Carrying on in the leap-of-faith-as-puzzle-mechanic theme, next is Geartaker from Tonypa, maker of many a fine Flash curiosity. Get to it by clicking “games” in the first sentence, then “geartaker”, the third title in the list. Silly all-flash pages.

In Geartaker you leap your little stick man from gear to gear by left clicking on the one you want him to leap to when he’s lined up well enough to land on it. Points are earned for your air time, making the gear farthest from you always the most valuable (and most dangerous). Gears and the paths between them fade over time, layering up on each other to create genuinely lovely patterns of daredevil geometry while clearly reminding you of your progression thus far. It’s simple, no frills (other than the music, which never quite becomes as irritating as you think it will, instead opting to be hopelessly addictive), and much more compelling than you might think at first. Make sure you have a bit of time to spare when you play it, as every time I start clicking through it I end up lost to the world for the better part of an hour.

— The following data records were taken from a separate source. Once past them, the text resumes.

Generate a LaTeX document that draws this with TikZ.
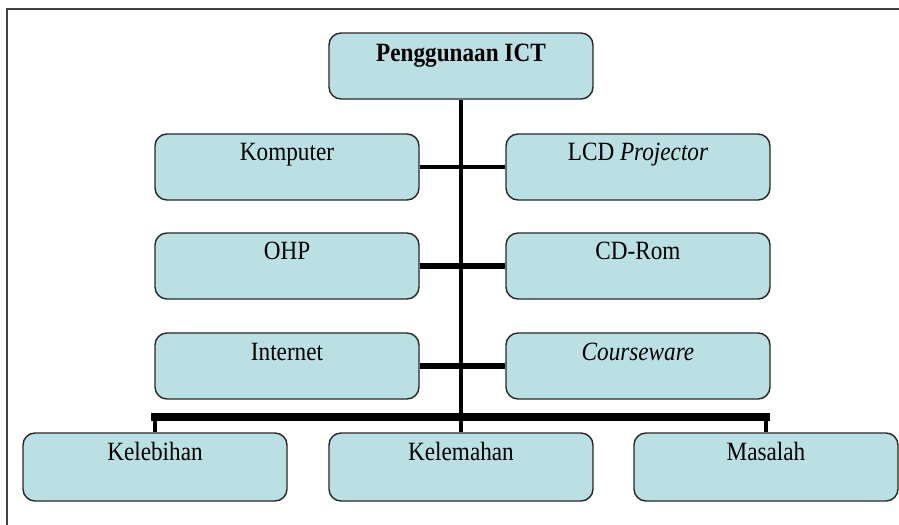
\documentclass[tikz,border=0pt]{standalone}
\usepackage{fontspec}
\setmainfont{Liberation Serif}[FakeStretch=0.88]
\definecolor{boxfill}{RGB}{187,224,227}
\definecolor{boxline}{RGB}{40,40,40}
\tikzset{
	box/.style={draw=boxline, line width=0.8pt, fill=boxfill, rounded corners=2.4mm,
		minimum width=52.8mm, inner sep=0pt, text height=5.4mm, text depth=7.8mm,
		font=\fontsize{15}{18}\selectfont},
	link/.style={line width=#1, black},
}
\begin{document}
\begin{tikzpicture}[x=0.2mm, y=-0.2mm]
	\useasboundingbox (0,0) rectangle (899,525);
	\draw [line width=1pt, black!75] (7,525) -- (7,9) -- (899,9);

	\node [box, text height=5.8mm, text depth=7.4mm] (ict) at (461,66) {\textbf{Penggunaan ICT}};
	\node [box] (komputer) at (287,167) {Komputer};
	\node [box] (lcd) at (638,167) {LCD \textit{Projector}};
	\node [box] (ohp) at (287,266) {OHP};
	\node [box] (cdrom) at (638,266) {CD-Rom};
	\node [box] (internet) at (287,366) {Internet};
	\node [box] (courseware) at (638,366) {\textit{Courseware}};
	\node [box, text depth=8.2mm] (kelebihan) at (155,467) {Kelebihan};
	\node [box, text depth=8.2mm] (kelemahan) at (461,467) {Kelemahan};
	\node [box, text depth=8.2mm] (masalah) at (766,467) {Masalah};

	\coordinate (bar) at (461,417);

	\draw [link=2pt] (ict) -- (kelemahan);
	\draw [link=2pt] (komputer) -- (lcd);
	\draw [link=3pt] (ohp) -- (cdrom);
	\draw [link=3.6pt] (internet) -- (courseware);
	\draw [link=2.4pt] (kelebihan) -- (kelebihan.north |- bar);
	\draw [link=2.4pt] (masalah) -- (masalah.north |- bar);
	\draw [link=4.2pt, line cap=rect] (kelebihan.north |- bar) -- (masalah.north |- bar);
\end{tikzpicture}
\end{document}
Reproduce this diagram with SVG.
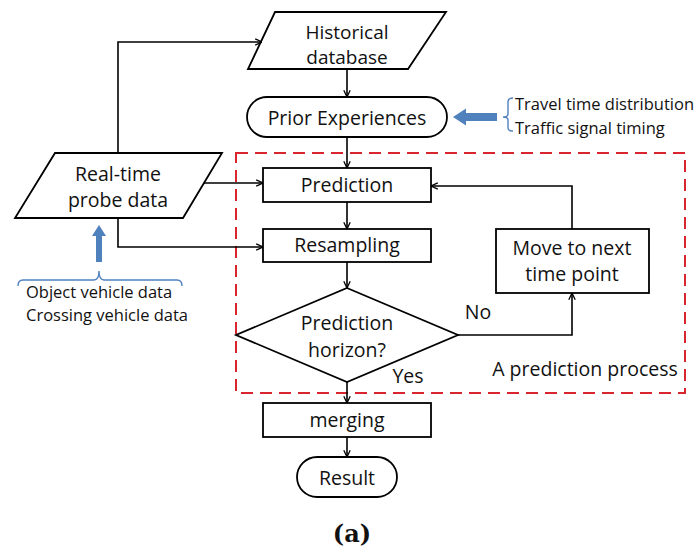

2 Responses to “Monday Flash”

  1. Jones says:

    Geartaker may have some of the most annoying music in a videogame since the x86 days. Otherwise, surprisingly difficult — I think because I’m not used to playing games with no gravity physics. I keep compensating for the arc of travel, and consequently watching a straight line shoot way past the target gear.

  2. chrislamb says:

    That’s not annoying you’re hearing, it’s charm.

    And yeah, that got me the first time I tried it as well. Turns out its much harder to do the straight line thing than mentally account for gravity. A lot of his games are like that – seemingly simple at first, but then the complexity sneaks up on you a few levels in. He’s pretty good.